If the DGA deal doesn't include terms that, via pattern bargaining, could provide a livable template for WGA and SAG, Handel points out "the stage is set for a disaster":
If the directors accept a lowball new-media deal, the Writers Guild and SAG may well reject it as a template, and pattern bargaining would break down. SAG's position would embolden the Writers Guild leadership to maintain the strike, despite pressure from some writers to end the walkout. Come June 30, when the actors deal expires, SAG would go on strike too.
But the DGA is uniquely positioned to keep this "all-out civil war" from happening.
There's an obvious way to avert this scorched-earth scenario: The directors have to insist on a deal that the writers and actors can live with, even to the point of threatening a strike of their own. That's a tough script to follow: It's hard to negotiate on someone else's behalf, and strikes are alien to the directors (they've only walked out once in seven decades, and that was for just five minutes).
But if the DGA negotiators pull it off, pieces start to fall into place. A good directors deal gives the writers and studios incentive to restart their own talks, which ended five weeks ago when the studios walked out. They could then close a deal on new media on the same terms as the directors, ending the strike. SAG would presumably do a similar deal, without ever striking.
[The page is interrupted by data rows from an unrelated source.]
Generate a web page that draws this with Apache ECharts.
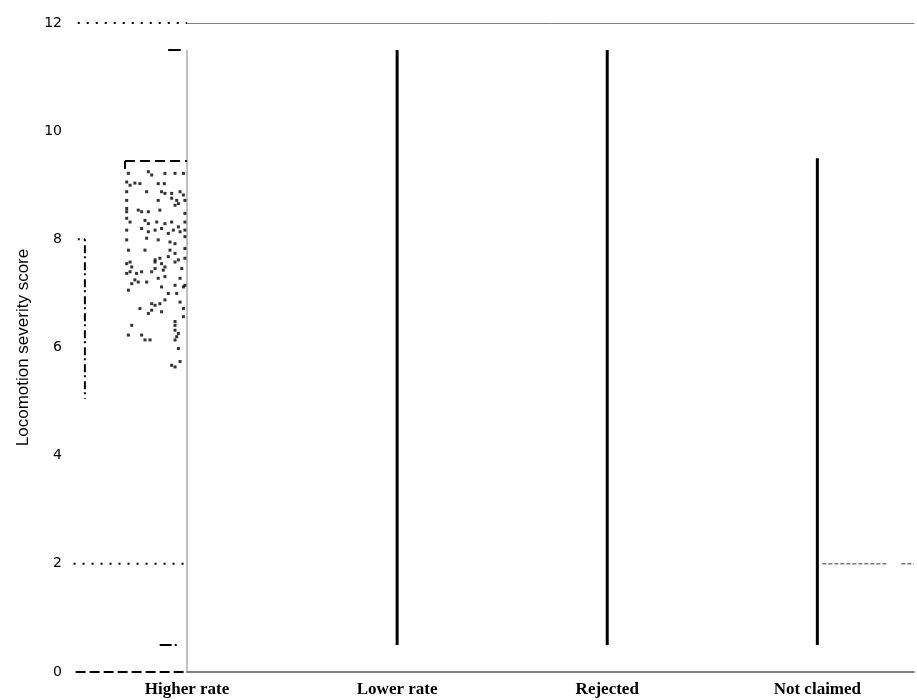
<!DOCTYPE html>
<html>
<head>
<meta charset="utf-8">
<script src="https://cdn.jsdelivr.net/npm/echarts@6/dist/echarts.min.js"></script>
<style>
  html, body { margin: 0; padding: 0; background: #fff; }
  #chart { width: 917px; height: 700px; }
</style>
</head>
<body>
<div id="chart"></div>
<script>
// categories on the x axis
const categories = ["Higher rate", "Lower rate", "Rejected", "Not claimed"];
const yTicks = [0, 2, 4, 6, 8, 10, 12];

// whiskers (category index, low, high)
const whiskerCat = [1, 2, 3];
const whiskerLow = [0.5, 0.5, 0.5];
const whiskerHigh = [11.5, 11.5, 9.5];

// higher rate: jittered scores [offset, score]
const higherRateJitter = [
  [-0.279, 9.22], [-0.184, 9.25], [-0.168, 9.19], [-0.105, 9.22], [-0.057, 9.22], [-0.017, 9.22],
  [-0.287, 9.06], [-0.271, 9.0], [-0.248, 9.04], [-0.224, 9.03], [-0.137, 9.03], [-0.108, 9.03],
  [-0.287, 8.88], [-0.192, 8.88], [-0.121, 8.88], [-0.105, 8.85], [-0.073, 8.85], [-0.033, 8.88], [-0.017, 8.82],
  [-0.287, 8.72], [-0.137, 8.72], [-0.073, 8.76], [-0.049, 8.72], [-0.01, 8.72],
  [-0.287, 8.57], [-0.287, 8.51], [-0.232, 8.54], [-0.216, 8.51], [-0.184, 8.51], [-0.129, 8.54],
  [-0.057, 8.63], [-0.041, 8.66], [-0.01, 8.48],
  [-0.287, 8.39], [-0.271, 8.32], [-0.2, 8.35], [-0.184, 8.29], [-0.144, 8.32], [-0.105, 8.29],
  [-0.073, 8.32], [-0.041, 8.23], [-0.01, 8.32],
  [-0.287, 8.17], [-0.216, 8.2], [-0.184, 8.14], [-0.152, 8.17], [-0.121, 8.2], [-0.089, 8.11],
  [-0.065, 8.17], [-0.033, 8.14], [-0.01, 8.17],
  [-0.287, 7.99], [-0.192, 8.02], [-0.137, 7.99], [-0.081, 7.95], [-0.057, 7.92], [-0.01, 8.05],
  [-0.279, 7.8], [-0.2, 7.8], [-0.081, 7.8], [-0.057, 7.74], [-0.01, 7.83],
  [-0.271, 7.58], [-0.152, 7.62], [-0.129, 7.65], [-0.089, 7.68], [-0.057, 7.58], [-0.01, 7.65],
  [-0.287, 7.55], [-0.263, 7.49], [-0.152, 7.58], [-0.121, 7.55], [-0.105, 7.49], [-0.041, 7.62],
  [-0.287, 7.37], [-0.271, 7.4], [-0.24, 7.37], [-0.216, 7.4], [-0.168, 7.4], [-0.152, 7.46],
  [-0.113, 7.43], [-0.025, 7.46],
  [-0.263, 7.18], [-0.248, 7.25], [-0.232, 7.21], [-0.192, 7.21], [-0.137, 7.28], [-0.105, 7.31],
  [-0.057, 7.15], [-0.033, 7.28], [-0.017, 7.12],
  [-0.279, 7.06], [-0.121, 7.12], [-0.089, 7.0], [-0.049, 7.0], [-0.01, 7.15],
  [-0.168, 6.81], [-0.152, 6.78], [-0.129, 6.81], [-0.105, 6.88], [-0.033, 6.84],
  [-0.224, 6.72], [-0.184, 6.63], [-0.168, 6.69], [-0.121, 6.66], [-0.017, 6.72],
  [-0.017, 6.57], [-0.057, 6.48], [-0.057, 6.41], [-0.263, 6.41], [-0.057, 6.32], [-0.041, 6.26],
  [-0.279, 6.23], [-0.216, 6.23], [-0.2, 6.14], [-0.176, 6.14], [-0.057, 6.14], [-0.049, 6.2],
  [-0.041, 5.98], [-0.073, 5.67], [-0.057, 5.64], [-0.033, 5.74]
];

// segments [x1, y1, x2, y2]
const higherRateStem = [[0, 0, 0, 11.5]];
const boxTop = [[-0.295, 9.45, 0, 9.45], [-0.295, 9.45, -0.295, 9.3]];
const caps = [[-0.09, 11.5, -0.03, 11.5]];
const capLow = [[-0.13, 0.5, -0.045, 0.5]];
// stray range line left of the axis
const strayRange = [[-0.52, 8.0, -0.486, 8.0], [-0.486, 8.0, -0.486, 5.05]];
// left guide lines at 12 and 2 (dotted) and 0 (dashed)
const guideDotted = [[-0.52, 12, 0, 12], [-0.54, 2, 0, 2]];
const guideDashed = [[-0.53, 0, 0, 0]];
// not claimed median (dashed, broken)
const notClaimedMedian = [[3.024, 2, 3.33, 2], [3.4, 2, 3.46, 2]];

const chart = echarts.init(document.getElementById("chart"));

function segSeries(segs, color, width, dash) {
  return {
    type: "custom",
    clip: false,
    silent: true,
    data: segs,
    renderItem: (params, api) => {
      const a = api.coord([api.value(0), api.value(1)]);
      const b = api.coord([api.value(2), api.value(3)]);
      return {
        type: "line",
        shape: { x1: a[0], y1: a[1], x2: b[0], y2: b[1] },
        style: { stroke: color, lineWidth: width, lineDash: dash || null },
      };
    },
  };
}

chart.setOption({
  animation: false,
  grid: { left: 187, right: 0, top: 23, bottom: 28 },
  xAxis: [
    {
      type: "value",
      min: 0,
      max: 3.46,
      interval: 1,
      splitLine: { show: false },
      axisTick: { show: false },
      axisLine: { lineStyle: { color: "#808080", width: 2 } },
      axisLabel: {
        margin: 9,
        color: "#000",
        fontFamily: "Liberation Serif",
        fontWeight: "bold",
        fontSize: 17,
        formatter: (v) => (Number.isInteger(v) && categories[v] ? categories[v] : ""),
      },
    },
    {
      type: "value",
      position: "top",
      min: 0,
      max: 3.46,
      splitLine: { show: false },
      axisTick: { show: false },
      axisLabel: { show: false },
      axisLine: { lineStyle: { color: "#808080", width: 1 } },
    },
  ],
  yAxis: {
    type: "value",
    min: yTicks[0],
    max: yTicks[yTicks.length - 1],
    interval: 2,
    name: "Locomotion severity score",
    nameLocation: "middle",
    nameGap: 155,
    nameTextStyle: { color: "#000", fontSize: 17, fontFamily: "Liberation Sans" },
    splitLine: { show: false },
    axisTick: { show: false },
    axisLine: { show: false },
    axisLabel: { margin: 125, color: "#000", fontSize: 14, fontFamily: "DejaVu Sans" },
  },
  series: [
    segSeries(guideDotted, "#000", 2, [2, 7]),
    segSeries(guideDashed, "#000", 2, [10, 4]),
    segSeries(higherRateStem, "#808080", 1, null),
    {
      type: "custom",
      clip: false,
      silent: true,
      data: whiskerCat.map((c, i) => [c, whiskerLow[i], c, whiskerHigh[i]]),
      renderItem: (params, api) => {
        const a = api.coord([api.value(0), api.value(1)]);
        const b = api.coord([api.value(2), api.value(3)]);
        return {
          type: "line",
          shape: { x1: a[0], y1: a[1], x2: b[0], y2: b[1] },
          style: { stroke: "#000", lineWidth: 3 },
        };
      },
    },
    {
      type: "scatter",
      clip: false,
      silent: true,
      symbol: "rect",
      symbolSize: 3,
      itemStyle: { color: "#000" },
      data: higherRateJitter,
    },
    segSeries(boxTop, "#000", 2, [10, 5]),
    segSeries(caps, "#000", 2, null),
    segSeries(capLow, "#000", 2, [12, 3, 2, 3]),
    segSeries(strayRange, "#000", 2, [2, 4, 8, 3]),
    segSeries(notClaimedMedian, "#333", 1, [4, 2]),
  ],
});
</script>
</body>
</html>
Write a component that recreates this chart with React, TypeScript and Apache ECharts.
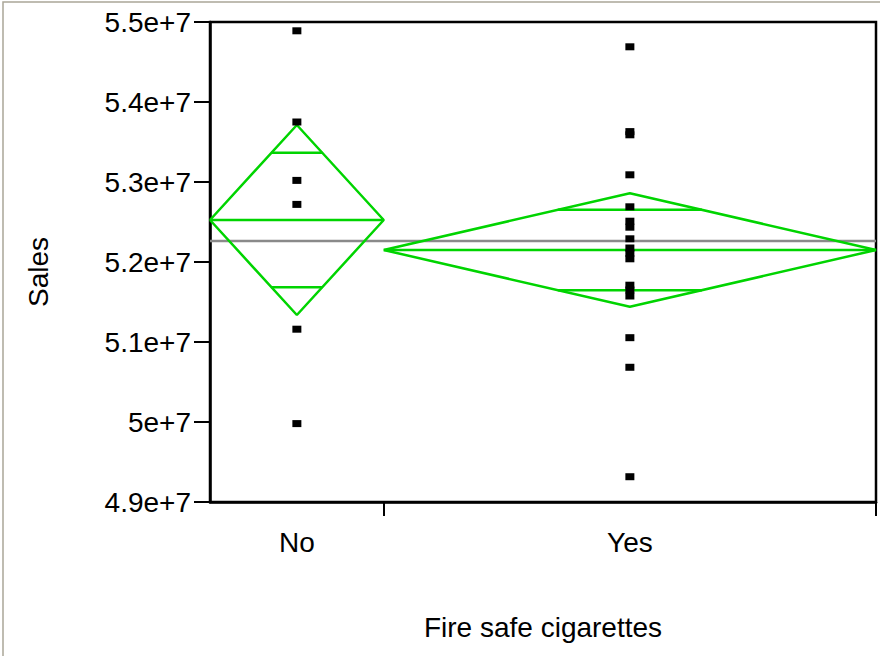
import React, { useEffect, useRef } from "react";
import * as echarts from "echarts";

// ---- data ----
const categories = ["No", "Yes"];
const groupCounts = [6, 17];
const noSales = [5.489e7, 5.375e7, 5.302e7, 5.272e7, 5.116e7, 4.998e7];
const yesSales = [
  5.469e7, 5.363e7, 5.359e7, 5.309e7, 5.269e7, 5.251e7, 5.2435e7, 5.229e7,
  5.2175e7, 5.211e7, 5.204e7, 5.171e7, 5.165e7, 5.1575e7, 5.1054e7, 5.0684e7,
  4.9316e7,
];
const groupMeans = [5.2525e7, 5.215e7];
const ciHalfWidths = [1.1875e6, 7.1e5];
const grandMean = 5.2263e7;
const yMin = 4.9e7;
const yMax = 5.5e7;
const yInterval = 1e6;

const GREEN = "#00d400";
const FONT = "Liberation Sans, Arial, sans-serif";

export default function App() {
  const ref = useRef<HTMLDivElement>(null);

  useEffect(() => {
    if (!ref.current) return;
    const chart = echarts.init(ref.current, undefined, { renderer: "svg" });

    const total = groupCounts.reduce((a, b) => a + b, 0);
    const starts: number[] = [];
    let acc = 0;
    groupCounts.forEach((c) => {
      starts.push(acc);
      acc += c;
    });
    const centers = groupCounts.map((c, i) => starts[i] + c / 2);
    const ends = groupCounts.map((c, i) => starts[i] + c);
    const groupValues = [noSales, yesSales];

    const lineSeries = (data: number[][], color: string, width: number, z: number) => ({
      type: "line",
      data,
      symbol: "none",
      showSymbol: false,
      silent: true,
      animation: false,
      z,
      lineStyle: { color, width },
    });

    const series: any[] = [];
    series.push(lineSeries([[0, grandMean], [total, grandMean]], "#8a8a8a", 2.5, 2));

    groupMeans.forEach((m, i) => {
      const h = ciHalfWidths[i];
      const s = starts[i];
      const e = ends[i];
      const c = centers[i];
      const k = h / Math.SQRT2;
      const hw = (groupCounts[i] / 2) * (1 - 1 / Math.SQRT2);
      series.push(lineSeries([[s, m], [c, m + h], [e, m], [c, m - h], [s, m]], GREEN, 2.5, 3));
      series.push(lineSeries([[s, m], [e, m]], GREEN, 2.5, 3));
      series.push(lineSeries([[c - hw, m + k], [c + hw, m + k]], GREEN, 2.5, 3));
      series.push(lineSeries([[c - hw, m - k], [c + hw, m - k]], GREEN, 2.5, 3));
    });

    series.push({
      type: "scatter",
      data: groupValues.flatMap((vals, i) => vals.map((v) => [centers[i], v])),
      symbol: "rect",
      symbolSize: [9, 7],
      itemStyle: { color: "#000", opacity: 1 },
      z: 5,
      silent: true,
    });

    chart.setOption({
      animation: false,
      backgroundColor: "#fff",
      grid: {
        left: 210,
        right: 4,
        top: 22,
        bottom: 154,
        show: true,
        borderColor: "#000",
        borderWidth: 2.5,
        backgroundColor: "#fff",
      },
      xAxis: {
        type: "value",
        min: 0,
        max: total,
        splitLine: { show: false },
        axisLine: { show: true, lineStyle: { color: "#000", width: 2.5 } },
        axisTick: {
          show: true,
          customValues: [ends[0], ends[1]],
          length: 14,
          lineStyle: { color: "#000", width: 2 },
        },
        axisLabel: {
          customValues: centers,
          margin: 26,
          fontSize: 28,
          color: "#000",
          fontFamily: FONT,
          formatter: (v: number) => {
            const idx = centers.findIndex((c) => Math.abs(c - v) < 1e-6);
            return idx >= 0 ? categories[idx] : "";
          },
        },
      },
      yAxis: {
        type: "value",
        min: yMin,
        max: yMax,
        interval: yInterval,
        splitLine: { show: false },
        axisLine: { show: true, lineStyle: { color: "#000", width: 2.5 } },
        axisTick: { show: true, length: 16, lineStyle: { color: "#000", width: 2 } },
        axisLabel: {
          margin: 19,
          fontSize: 28,
          color: "#000",
          fontFamily: FONT,
          formatter: (v: number) => v.toExponential().replace(/\.?0+e/, "e"),
        },
      },
      graphic: [
        {
          type: "rect",
          shape: { x: 3, y: 2, width: 900, height: 700 },
          style: { fill: "none", stroke: "#aaa798", lineWidth: 1.5 },
          silent: true,
          z: -1,
        },
        {
          type: "text",
          x: 38,
          y: 272,
          rotation: Math.PI / 2,
          style: {
            text: "Sales",
            fontSize: 28,
            fontFamily: FONT,
            fill: "#000",
            align: "center",
            verticalAlign: "middle",
          },
        },
        {
          type: "text",
          x: 543,
          y: 627,
          style: {
            text: "Fire safe cigarettes",
            fontSize: 28,
            fontFamily: FONT,
            fill: "#000",
            align: "center",
            verticalAlign: "middle",
          },
        },
      ],
      series,
    });

    return () => chart.dispose();
  }, []);

  return (
    <div
      ref={ref}
      style={{ position: "fixed", left: 0, top: 0, width: 880, height: 656, background: "#fff" }}
    />
  );
}
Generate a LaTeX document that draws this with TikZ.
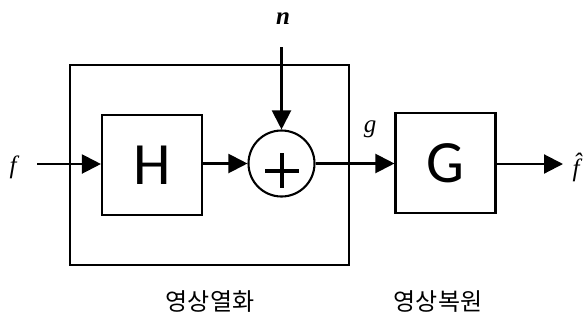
\documentclass[tikz,border=0pt]{standalone}
\usepackage{fontspec}
\setmainfont{Liberation Serif}
\newfontfamily\blockfont{Carlito}
\newfontfamily\kfont{Noto Sans CJK KR}
\usetikzlibrary{arrows.meta}
\begin{document}
\begin{tikzpicture}[x=1pt,y=-1pt,
  line width=2.1pt,
  arr/.style={-{Triangle[length=19pt,width=19pt]}},
  blk/.style={draw,minimum width=100pt,minimum height=100pt,inner sep=0pt,font=\blockfont\fontsize{60}{60}\selectfont},
  lbl/.style={font=\itshape\fontsize{25}{25}\selectfont,inner sep=0pt},
  klbl/.style={font=\kfont\fontsize{24}{24}\selectfont,inner sep=0pt}]
\useasboundingbox (0,0) rectangle (585,322);
\draw (70,65) rectangle (349,265);
\node[blk] (H) at (152,165) {H};
\node[draw,circle,minimum size=66pt,inner sep=0pt] (S) at (281.5,163.5) {};
\draw[line width=4pt] (265,170.5) -- (299,170.5) (282,153) -- (282,188);
\node[blk] (G) at (445.5,163) {G};
\node[lbl] (f) at (13,167) {f};
\node[lbl] (n) at (283,19) {\bfseries n};
\node[lbl] (g) at (370,129) {g};
\node[lbl,anchor=base] (fh) at (576,176) {\^{f}};
\coordinate (fs) at (37,164);
\coordinate (ns) at (281.5,47);
\coordinate (fe) at (563,164);
\draw[arr] (fs) -- (H.west |- fs);
\draw[arr] (H.east |- S.west) -- (S.west);
\draw[arr] (ns) -- (S.north);
\draw[arr] (S.east) -- (G.west |- S.east);
\draw[arr] (G.east |- fe) -- (fe);
\node[klbl] (k1) at (210,302) {영상열화};
\node[klbl] (k2) at (438,302) {영상복원};
\end{tikzpicture}
\end{document}
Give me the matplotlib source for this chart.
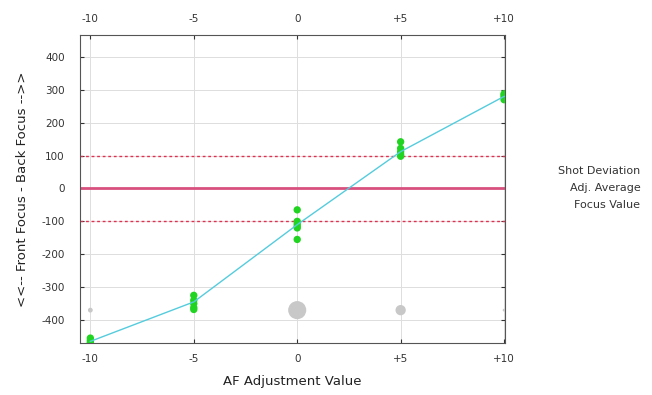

Due to the press blackout, no one knows what's really happening in those negotiations at the moment. I think we're all frustrated, waiting and waiting with no real news (except the obvious observation that if the congloms are so easy and reasonable to work with, how come it's taking so long?) But we can hope, and continue hoping, that the DGA will use the leverage the strike has given them to hammer out a deal that starts us all on the road back to work.